Après avoir passé un an dans une unité de soins intensifs et une autre année en institut de réadaptation, sa femme rentre à la maison. À la fois travailleur autonome et aidant naturel, René Auger s’accroche toujours à la musique.
«Nous sommes restés mariés 28 ans, puis nous avons fini par divorcer. C’est à partir de ce moment-là que j’ai pris ma carrière d’auteur-compositeur plus au sérieux. Je me suis mis à beaucoup écrire. J’ai plus de 300 pièces à mon catalogue !»
Épanouissement musical
En 2009, il produit son premier album, Des jardins oubliés, dans le studio qu’il a aménagé.
«Ça a été un bon succès, j’ai commandé 1 000 disques et j’ai tout vendu. J’ai aussi donné quelques concerts.»
Il compte également deux albums supplémentaires à son actif, une comédie musicale, et une autre au sujet des filles du Roy, sur laquelle il travaille actuellement. «J’ai beaucoup d’idées, je n’arrête pas d’écrire. Ce serait terrible si jamais on m’enlevait mon piano. Pour moi, c’est vraiment important, ça représente la vie. Cela fait entièrement partie de moi.»
S’il écrit et compose au minimum une fois par semaine, René Auger n’en oublie pas pour autant qu’il est conseiller. Deux activités qui ne s’excluent pas pour autant.
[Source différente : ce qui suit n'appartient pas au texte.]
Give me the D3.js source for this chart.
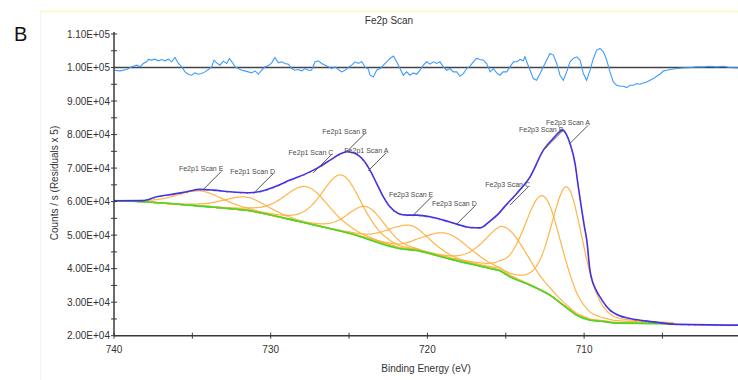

«Le fait d’être auteur-compositeur aide dans un certain sens lorsqu’on est travailleur autonome. On doit présenter des pro-duits, faire des mises en marché. Le fait d’avoir enseigné la musique m’a permis de développer mon côté pédagogique et de parler devant les autres», explique-t-il.
Il a également pris le temps de s’engager dans l’industrie financière québécoise. «J’ai été directeur du développement des affaires chez Axa assurance. J’ai travaillé pour Empire vie et pour B2B Trust, une des fiducies de la Banque Laurentienne. J’ai également été président du Regroupement indépendant des conseillers de l’industrie financière du Québec (RICIFQ).»
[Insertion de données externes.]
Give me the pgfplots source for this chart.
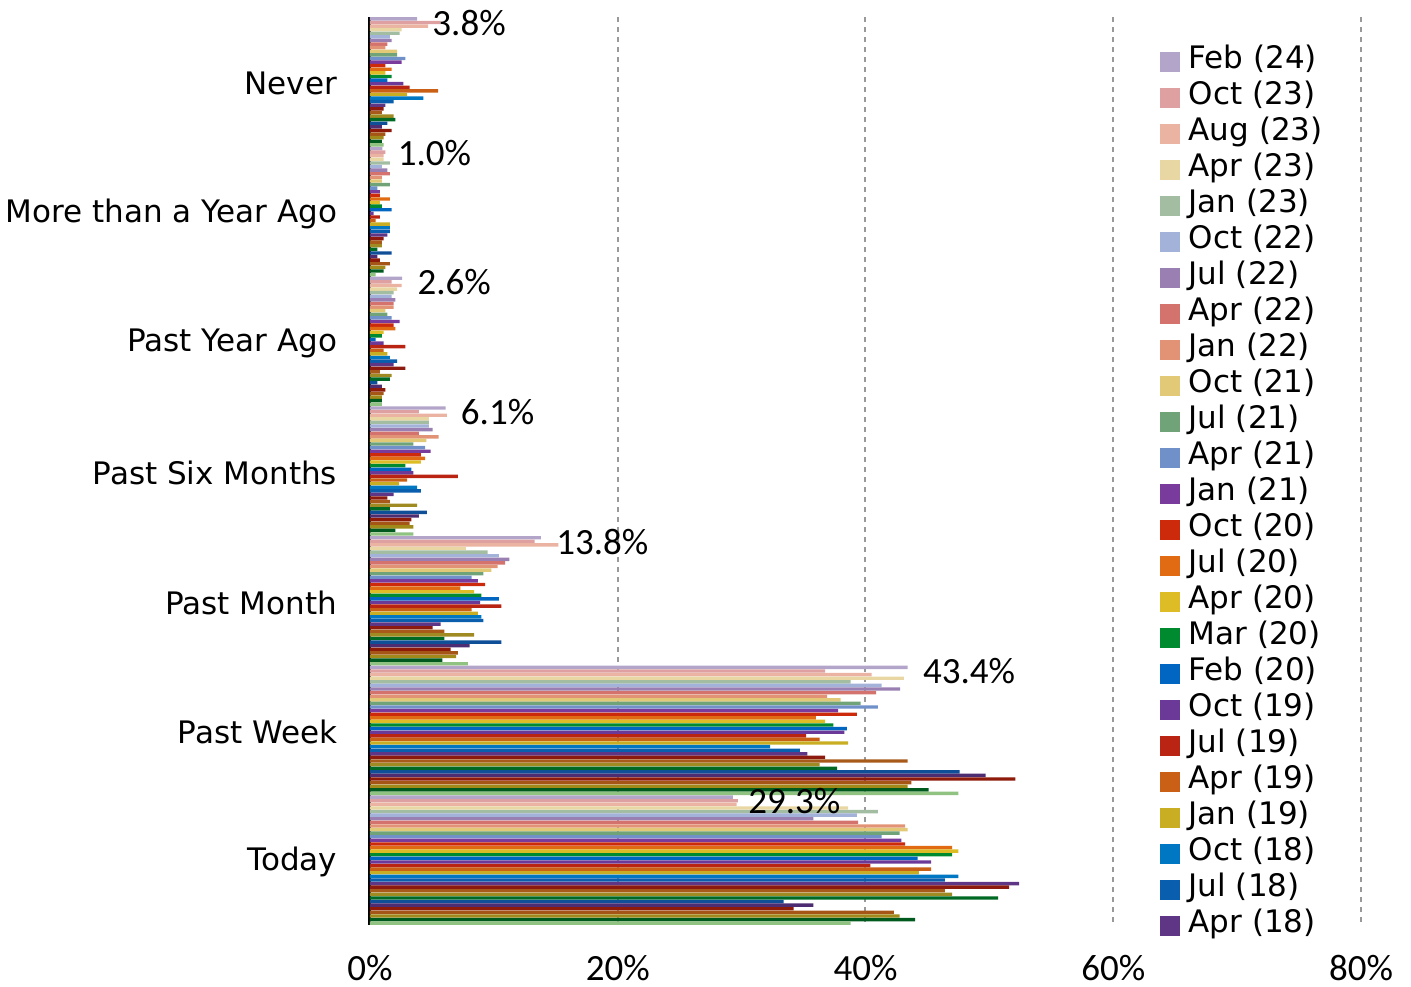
\documentclass[border=0pt]{standalone}
\usepackage{pgfplots}
\pgfplotsset{compat=1.18}
\usepackage{fontspec}
\setmainfont{DejaVu Sans}
\newfontfamily\numfont{Carlito}
\definecolor{c1}{HTML}{B3A4C9}
\definecolor{c2}{HTML}{DEA0A0}
\definecolor{c3}{HTML}{EBB3A2}
\definecolor{c4}{HTML}{E8D7A3}
\definecolor{c5}{HTML}{A2BDA2}
\definecolor{c6}{HTML}{A2B2D9}
\definecolor{c7}{HTML}{9A80B2}
\definecolor{c8}{HTML}{D4736E}
\definecolor{c9}{HTML}{E39375}
\definecolor{c10}{HTML}{E2C978}
\definecolor{c11}{HTML}{70A378}
\definecolor{c12}{HTML}{7090CA}
\definecolor{c13}{HTML}{7A3C9C}
\definecolor{c14}{HTML}{CD2A0C}
\definecolor{c15}{HTML}{E06B12}
\definecolor{c16}{HTML}{DDBC25}
\definecolor{c17}{HTML}{008A30}
\definecolor{c18}{HTML}{0066C2}
\definecolor{c19}{HTML}{6B3A98}
\definecolor{c20}{HTML}{B92512}
\definecolor{c21}{HTML}{C96015}
\definecolor{c22}{HTML}{C9AD22}
\definecolor{c23}{HTML}{0077C2}
\definecolor{c24}{HTML}{0A5EAE}
\definecolor{c25}{HTML}{5F3585}
\definecolor{c26}{HTML}{8C1A0E}
\definecolor{c27}{HTML}{A85A1A}
\definecolor{c28}{HTML}{A08A22}
\definecolor{c29}{HTML}{006A25}
\definecolor{c30}{HTML}{0E4F98}
\definecolor{c31}{HTML}{4E2C72}
\definecolor{c32}{HTML}{8E1A0A}
\definecolor{c33}{HTML}{A55515}
\definecolor{c34}{HTML}{A28A1A}
\definecolor{c35}{HTML}{005A1E}
\definecolor{c36}{HTML}{90C282}
\begin{document}
\begin{tikzpicture}
\begin{axis}[
  xbar, bar width=1.7bp,
  width=495.5bp, height=454bp, scale only axis,
  xmin=0, xmax=80, ymin=-0.5, ymax=6.5, y dir=reverse,
  separate axis lines,
  x axis line style={draw=none},
  axis y line*=left,
  y axis line style={line width=1.5bp, black},
  xtick={0,20,40,60,80},
  xticklabels={0\%,20\%,40\%,60\%,80\%},
  xticklabel style={font=\numfont\fontsize{18.5bp}{20bp}\selectfont, inner sep=0pt, yshift=-15bp},
  ytick={0,1,2,3,4,5,6},
  yticklabels={Never,More than a Year Ago,Past Year Ago,Past Six Months,Past Month,Past Week,Today},
  yticklabel style={font=\fontsize{15.5bp}{18bp}\selectfont, inner sep=0pt, xshift=-12bp, yshift=-1bp},
  tick style={draw=none},
  xmajorgrids,
  major grid style={gray!80, line width=1bp, dash pattern=on 2.5bp off 2.5bp},
  clip=false,
  every axis plot/.append style={draw=none},
  legend style={at={(0.797,0.9705)}, anchor=north west, draw=none, fill=none, inner sep=0pt,
    font=\fontsize{15.5bp}{18bp}\selectfont, row sep=0pt,
    nodes={inner ysep=0pt, inner xsep=1.75bp, text height=12bp, text depth=6bp}},
  legend cell align=left,
  legend image code/.code={\fill[#1] (0bp,-5bp) rectangle (10bp,5bp); \path (12.5bp,0bp);},
]
\addplot[fill=c1, bar shift=31.5bp, point meta=x, nodes near coords={\numfont\pgfmathprintnumber[fixed,fixed zerofill,precision=1,assume math mode=true]{\pgfplotspointmeta}\%},
  every node near coord/.append style={font=\fontsize{18.5bp}{20bp}\selectfont, anchor=west, inner xsep=0pt, xshift=7.5bp, yshift=-2bp, text=black}]
  coordinates {(3.8,0) (1.0,1) (2.6,2) (6.1,3) (13.8,4) (43.4,5) (29.3,6)};
\addplot[fill=c2, bar shift=29.7bp] coordinates {(5.7,0) (1.25,1) (1.75,2) (3.95,3) (13.3,4) (36.75,5) (29.7,6)};
\addplot[fill=c3, bar shift=27.9bp] coordinates {(4.7,0) (1.1,1) (2.55,2) (6.2,3) (15.2,4) (40.5,5) (29.6,6)};
\addplot[fill=c4, bar shift=26.1bp] coordinates {(2.55,0) (1.1,1) (2.2,2) (4.75,3) (7.75,4) (43.1,5) (38.6,6)};
\addplot[fill=c5, bar shift=24.3bp] coordinates {(2.4,0) (1.6,1) (1.9,2) (4.75,3) (9.5,4) (38.8,5) (41.0,6)};
\addplot[fill=c6, bar shift=22.5bp] coordinates {(1.6,0) (0.95,1) (1.75,2) (4.75,3) (10.4,4) (41.3,5) (39.3,6)};
\addplot[fill=c7, bar shift=20.7bp] coordinates {(1.75,0) (1.4,1) (2.05,2) (5.05,3) (11.25,4) (42.8,5) (35.8,6)};
\addplot[fill=c8, bar shift=18.9bp] coordinates {(1.4,0) (1.6,1) (1.9,2) (3.95,3) (10.9,4) (40.85,5) (39.4,6)};
\addplot[fill=c9, bar shift=17.1bp] coordinates {(1.25,0) (0.95,1) (1.9,2) (5.55,3) (10.3,4) (36.9,5) (43.2,6)};
\addplot[fill=c10, bar shift=15.3bp] coordinates {(2.2,0) (0.95,1) (1.25,2) (4.55,3) (9.8,4) (38.0,5) (43.4,6)};
\addplot[fill=c11, bar shift=13.5bp] coordinates {(2.2,0) (1.6,1) (1.4,2) (3.5,3) (9.15,4) (39.6,5) (42.75,6)};
\addplot[fill=c12, bar shift=11.7bp] coordinates {(2.85,0) (0.6,1) (1.75,2) (4.45,3) (8.2,4) (41.0,5) (41.3,6)};
\addplot[fill=c13, bar shift=9.9bp] coordinates {(2.55,0) (0.8,1) (2.4,2) (4.9,3) (8.7,4) (37.8,5) (42.9,6)};
\addplot[fill=c14, bar shift=8.1bp] coordinates {(1.25,0) (0.8,1) (1.9,2) (4.1,3) (9.3,4) (39.3,5) (43.2,6)};
\addplot[fill=c15, bar shift=6.3bp] coordinates {(1.75,0) (1.6,1) (2.05,2) (4.45,3) (7.3,4) (36.0,5) (47.0,6)};
\addplot[fill=c16, bar shift=4.5bp] coordinates {(1.25,0) (0.8,1) (1.1,2) (4.1,3) (8.4,4) (36.75,5) (47.5,6)};
\addplot[fill=c17, bar shift=2.7bp] coordinates {(1.75,0) (0.95,1) (0.95,2) (2.85,3) (9.0,4) (37.4,5) (47.0,6)};
\addplot[fill=c18, bar shift=0.9bp] coordinates {(1.4,0) (1.75,1) (0.45,2) (3.35,3) (10.4,4) (38.5,5) (44.2,6)};
\addplot[fill=c19, bar shift=-0.9bp] coordinates {(2.7,0) (0.3,1) (1.1,2) (3.5,3) (8.9,4) (38.3,5) (45.3,6)};
\addplot[fill=c20, bar shift=-2.7bp] coordinates {(3.2,0) (0.8,1) (2.85,2) (7.1,3) (10.6,4) (35.2,5) (40.4,6)};
\addplot[fill=c21, bar shift=-4.5bp] coordinates {(5.5,0) (0.45,1) (1.1,2) (3.0,3) (8.2,4) (36.3,5) (45.3,6)};
\addplot[fill=c22, bar shift=-6.3bp] coordinates {(3.0,0) (1.6,1) (1.4,2) (2.35,3) (8.7,4) (38.6,5) (44.3,6)};
\addplot[fill=c23, bar shift=-8.1bp] coordinates {(4.3,0) (1.6,1) (1.6,2) (3.8,3) (9.0,4) (32.3,5) (47.5,6)};
\addplot[fill=c24, bar shift=-9.9bp] coordinates {(1.9,0) (1.6,1) (2.2,2) (4.1,3) (9.15,4) (34.7,5) (46.4,6)};
\addplot[fill=c25, bar shift=-11.7bp] coordinates {(1.25,0) (1.4,1) (1.9,2) (1.9,3) (5.7,4) (35.3,5) (52.4,6)};
\addplot[fill=c26, bar shift=-13.5bp, forget plot] coordinates {(1.1,0) (1.1,1) (2.85,2) (1.4,3) (5.05,4) (36.75,5) (51.6,6)};
\addplot[fill=c27, bar shift=-15.3bp, forget plot] coordinates {(0.95,0) (0.95,1) (0.8,2) (1.6,3) (6.0,4) (43.4,5) (46.4,6)};
\addplot[fill=c28, bar shift=-17.1bp, forget plot] coordinates {(1.9,0) (0.95,1) (1.75,2) (3.8,3) (8.4,4) (36.3,5) (47.0,6)};
\addplot[fill=c29, bar shift=-18.9bp, forget plot] coordinates {(2.05,0) (0.6,1) (1.6,2) (1.6,3) (6.0,4) (37.7,5) (50.7,6)};
\addplot[fill=c30, bar shift=-20.7bp, forget plot] coordinates {(1.4,0) (1.75,1) (0.6,2) (4.6,3) (10.6,4) (47.6,5) (33.4,6)};
\addplot[fill=c31, bar shift=-22.5bp, forget plot] coordinates {(0.95,0) (0.6,1) (0.95,2) (3.95,3) (8.05,4) (49.7,5) (35.8,6)};
\addplot[fill=c32, bar shift=-24.3bp, forget plot] coordinates {(1.75,0) (0.8,1) (1.25,2) (3.35,3) (6.5,4) (52.1,5) (34.2,6)};
\addplot[fill=c33, bar shift=-26.1bp, forget plot] coordinates {(1.25,0) (1.6,1) (1.1,2) (3.2,3) (7.1,4) (43.7,5) (42.3,6)};
\addplot[fill=c34, bar shift=-27.9bp, forget plot] coordinates {(1.1,0) (1.25,1) (0.95,2) (3.5,3) (6.95,4) (43.4,5) (42.75,6)};
\addplot[fill=c35, bar shift=-29.7bp, forget plot] coordinates {(0.95,0) (1.1,1) (0.95,2) (2.05,3) (5.85,4) (45.1,5) (44.0,6)};
\addplot[fill=c36, bar shift=-31.5bp, forget plot] coordinates {(1.1,0) (0.45,1) (0.95,2) (3.5,3) (7.9,4) (47.5,5) (38.8,6)};
\legend{Feb (24),Oct (23),Aug (23),Apr (23),Jan (23),Oct (22),Jul (22),Apr (22),Jan (22),Oct (21),Jul (21),Apr (21),Jan (21),Oct (20),Jul (20),Apr (20),Mar (20),Feb (20),Oct (19),Jul (19),Apr (19),Jan (19),Oct (18),Jul (18),Apr (18)}
\coordinate (SW) at (axis description cs:0,0);
\end{axis}
\pgfresetboundingbox
\path ([shift={(-185bp,-31bp)}]SW) rectangle ++(705.5bp,493.5bp);
\end{tikzpicture}
\end{document}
Aujourd’hui, René Auger passe de plus en plus de temps à cultiver sa passion, la musique, et il encourage les autres à faire de même.
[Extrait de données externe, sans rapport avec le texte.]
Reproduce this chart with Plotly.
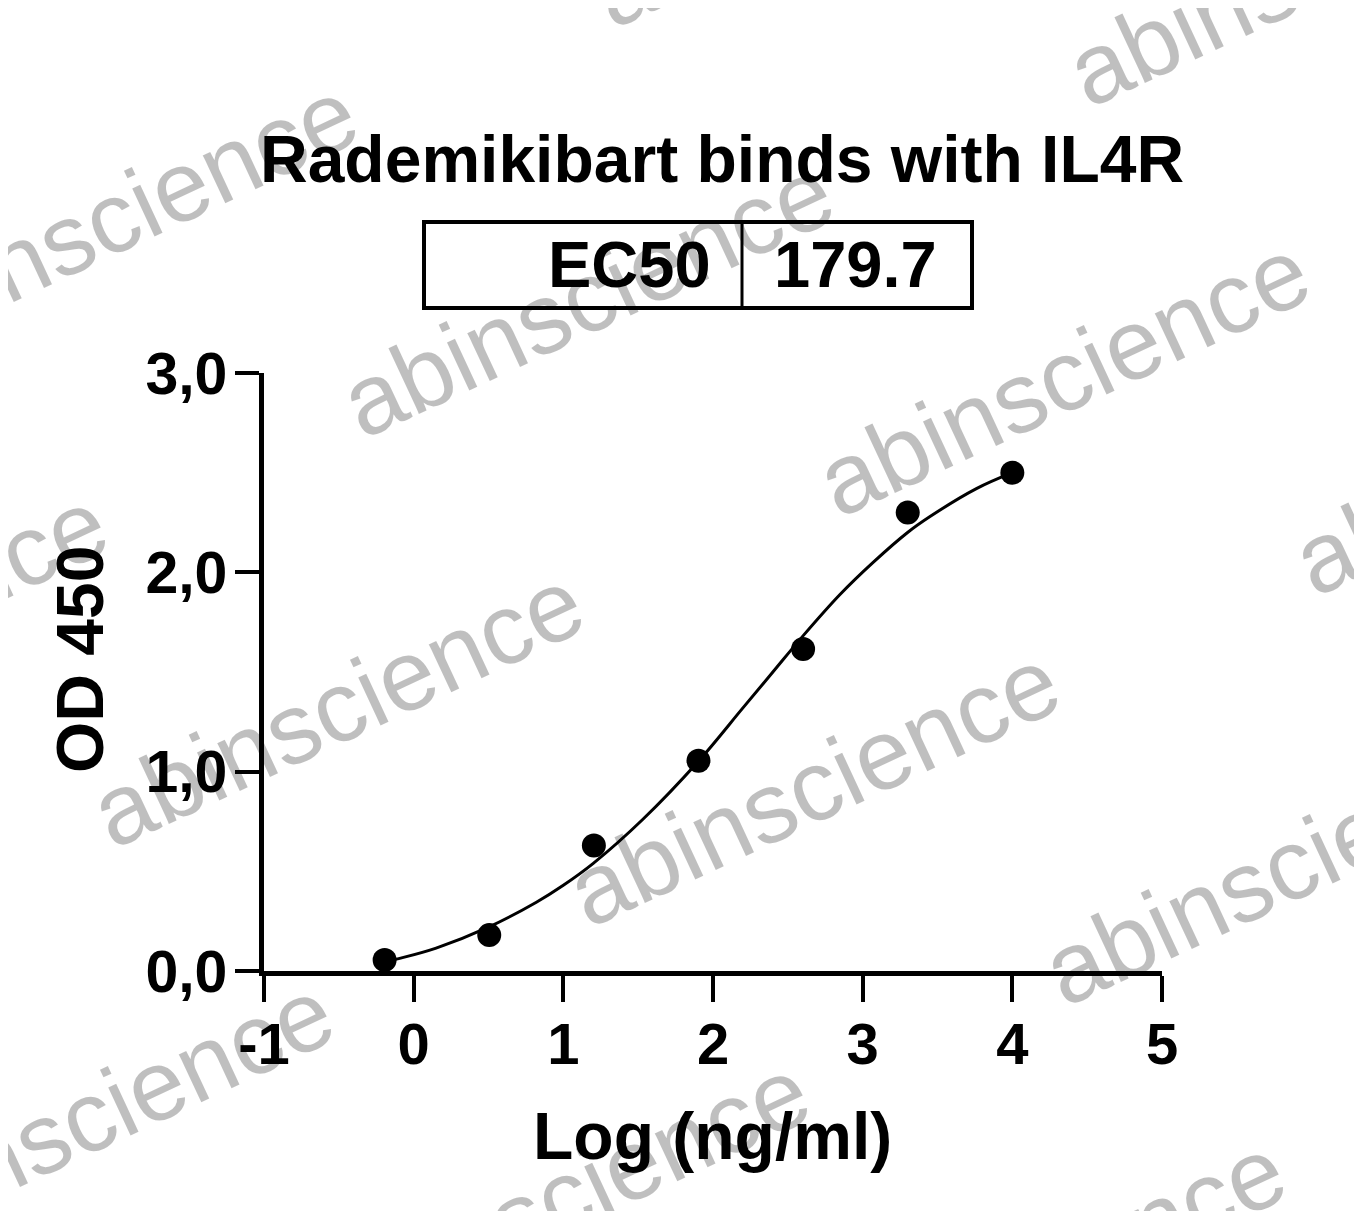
import plotly.graph_objects as go

# ---------------- data ----------------
log_conc = [-0.194, 0.505, 1.204, 1.903, 2.602, 3.301, 4.0]
od450 = [0.055, 0.18, 0.63, 1.055, 1.615, 2.30, 2.50]

# fitted curve
fit_x = [-0.194, -0.1, 0.15, 0.5, 0.82, 1.0, 1.2, 1.53, 1.9, 2.2, 2.4, 2.6,
         2.85, 3.07, 3.3, 3.45, 3.76, 4.0]
fit_y = [0.045, 0.062, 0.115, 0.22, 0.345, 0.43, 0.54, 0.76, 1.05, 1.32, 1.50, 1.68,
         1.89, 2.05, 2.20, 2.28, 2.42, 2.50]

x_tick_vals = [-1, 0, 1, 2, 3, 4, 5]
x_tick_labels = ["-1", "0", "1", "2", "3", "4", "5"]
y_tick_vals = [0, 1, 2, 3]
y_tick_labels = ["0,0", "1,0", "2,0", "3,0"]

title_text = "Rademikibart binds with IL4R"
ec50_label = "EC50"
ec50_value = "179.7"
x_title = "Log (ng/ml)"
y_title = "OD 450"
watermark_text = "abinscience"

# ---------------- layout constants ----------------
PAGE_OFF = 8            # default body margin of the html page
W, H = 1346, 1203
L, T = 256, 365
PW, PH = 898, 598
R, B = W - L - PW, H - T - PH
FONT = "Liberation Sans, Arial, Helvetica, sans-serif"


def px(x):
    """page pixel x -> paper coordinate"""
    return (x - PAGE_OFF - L) / PW


def py(y):
    """page pixel y -> paper coordinate"""
    return (PAGE_OFF + T + PH - y) / PH


fig = go.Figure()

fig.add_trace(go.Scatter(
    x=fit_x, y=fit_y, mode="lines",
    line=dict(color="black", width=3, shape="spline", smoothing=1.0),
    hoverinfo="skip", showlegend=False, cliponaxis=False,
))
fig.add_trace(go.Scatter(
    x=log_conc, y=od450, mode="markers",
    marker=dict(color="black", size=24, symbol="circle"),
    showlegend=False, cliponaxis=False,
))

annotations = []

# watermarks (translucent black keeps black marks black, white turns light grey)
wm_centers = [(587, 297), (1063, 376), (1539, 455), (111, 218),
              (337, 707), (813, 786), (1289, 865), (-139, 628),
              (87, 1117), (563, 1196), (1039, 1275), (837, -113), (1313, -34)]
for cx, cy in wm_centers:
    annotations.append(dict(
        x=px(cx), y=py(cy), xref="paper", yref="paper",
        text=watermark_text, showarrow=False, textangle=-25,
        xanchor="center", yanchor="middle",
        font=dict(family=FONT, size=100, color="rgba(0,0,0,0.25)"),
    ))

bold = dict(family=FONT, color="black", weight="bold")

annotations.append(dict(
    x=px(722), y=py(159), xref="paper", yref="paper", text=title_text,
    showarrow=False, xanchor="center", yanchor="middle",
    font=dict(bold, size=66)))
annotations.append(dict(
    x=px(713), y=py(265), xref="paper", yref="paper", text=ec50_label,
    showarrow=False, xanchor="right", yanchor="middle",
    font=dict(bold, size=65)))
annotations.append(dict(
    x=px(772), y=py(265), xref="paper", yref="paper", text=ec50_value,
    showarrow=False, xanchor="left", yanchor="middle",
    font=dict(bold, size=65)))
annotations.append(dict(
    x=px(712), y=py(1136), xref="paper", yref="paper", text=x_title,
    showarrow=False, xanchor="center", yanchor="middle",
    font=dict(bold, size=66)))
annotations.append(dict(
    x=px(80), y=py(660), xref="paper", yref="paper", text=y_title,
    showarrow=False, xanchor="center", yanchor="middle", textangle=-90,
    font=dict(bold, size=66)))

shapes = [
    dict(type="rect", xref="paper", yref="paper",
         x0=px(424), x1=px(972), y0=py(222), y1=py(308),
         line=dict(color="black", width=4), fillcolor="rgba(0,0,0,0)"),
    dict(type="line", xref="paper", yref="paper",
         x0=px(742), x1=px(742), y0=py(222), y1=py(308),
         line=dict(color="black", width=3)),
]

fig.update_layout(
    width=W, height=H,
    margin=dict(l=L, r=R, t=T, b=B, autoexpand=False),
    paper_bgcolor="white", plot_bgcolor="white",
    showlegend=False,
    annotations=annotations, shapes=shapes,
    xaxis=dict(
        range=[-1, 5], tickvals=x_tick_vals, ticktext=x_tick_labels,
        showgrid=False, zeroline=False, showline=True, linecolor="black",
        linewidth=4.5, ticks="outside", ticklen=26, tickwidth=4, tickcolor="black",
        tickfont=dict(family=FONT, size=58, color="black", weight="bold"),
        ticklabelstandoff=-7, fixedrange=True,
    ),
    yaxis=dict(
        range=[0, 3], tickvals=y_tick_vals, ticktext=y_tick_labels,
        showgrid=False, zeroline=False, showline=True, linecolor="black",
        linewidth=4.5, ticks="outside", ticklen=24, tickwidth=4, tickcolor="black",
        tickfont=dict(family=FONT, size=59, color="black", weight="bold"),
        ticklabelstandoff=-4, fixedrange=True,
    ),
)

fig.write_html("out.html", config={"displayModeBar": False})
«Je pense que tout être humain a une passion, même s’il ne le sait pas toujours. Je conseillerais à tout le monde de prendre une heure pour soi, et d’utiliser cette heure de réflexion pour se demander : qu’est-ce que je veux pour moi-même ? Je suis persuadé que tous se trouveraient une passion. Il est impossible de ne pas avoir de passion.»
Pour René Auger, l’équilibre ne se situe pas uniquement dans un juste milieu entre la famille et le travail, il est dans tous les domaines.
«Je crois qu’il faut se demander ce qui est important : gagner 200 000 $, bien paraître, se payer toutes les folies possibles ? Ou gagner un peu moins d’argent au bénéfice de ce qu’on voudrait faire vraiment ?» À méditer.